On page 3, the writer describes the main character, in this paragraph (all names changed):
We PULL to reveal MORRIS himself. A tall, slim man in his 60's. His face handsome in a windswept way. Rugged. Like the outdoors he loves. By the age of 18, Morris was working for the Bureau of Indian Affairs, as an "Adjuster", a free-lance cowboy hired to mediate land disputes between Anglos and fragmented groups from the Indian nations. The job required some charm and skill, and when that failed, a Colt "Peacemaker". He tried always to be fair. Or at least, consistent.
This is a perfect example of overwriting. Though it's tempting to drop huge chunks of character description into an introduction, the bottom line is still the fact that there really isn't any reason to put anything into the script that the audience wouldn't see or here. If the information is that important, figure out a way to bring it across in the dialogue or the story.
So that's what I would have told the writer. Work it into the tale.
But it turns out that that would have been unnecessary. Because on page 5, we get this exchange, between Morris' daughter and his young grandson.
He didn't shoot people.
He says he did. He's an "Adjuster".
He was an "adjuster", a long time ago. I don't think he shot a single person.
And then, on page 6, we get this:
My partner and me once headed off renegade Comanches that were making trouble with some ranchers up north of the Grass River...
Extensive description of an "adjusting" incident follows.
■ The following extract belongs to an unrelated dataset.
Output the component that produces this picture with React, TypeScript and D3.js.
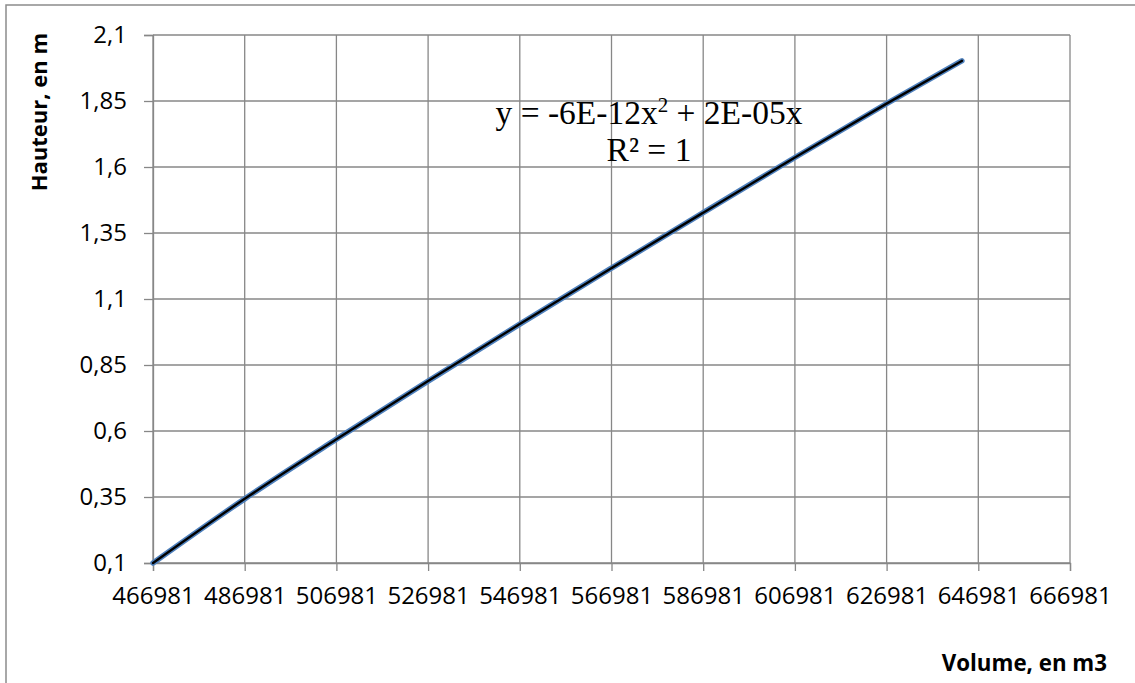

So on pages 5 and 6, we get plenty of backstory into Morris' character and the job he had, rendering the whole page 3 description superfluous.
But the writer doesn't stop there. On page 7, one minor character tells another about how Morris was an adjuster, and what that means. On page 15, Morris talks about adjusting again. On page 22, he talks with his old partner about what they used to do in the old days. On page 26, Morris' son tells a cop:
The Bureau of Indian Affairs used to call in cowboys to negotiate border disputes. They were called "adjusters". That was a long time ago.
On page 32, Morris' partner tells another character that they are adjusters, and they negotiate land disputes. On page 53, he tells another woman "In the old days, when there was a land dispute, the Government brought us in to mediate it". On page 63, he tells a sheriff "We used to work for the BIA, just after the war. Mostly resolving land disputes". On page 69, a TV reporter describes the characters as "cowboys once hired to settle land disputes between Native Americans and Anglo landowners".
If your characters have a job that is important to the plot and a little obscure, just establish it early. And though in reality they might have to fill in people along the way about what they do, there's no reason the reader (or the audience) needs to hear about it over, and over, and over again, in the same words. Especially since it isn't a running gag -- it's repetitive dramatic exposition.
(I'm sure the people reading this know all this already. Just wanted to let you know that there are scripts like this being repped by producers. Doesn't it make you nuts?)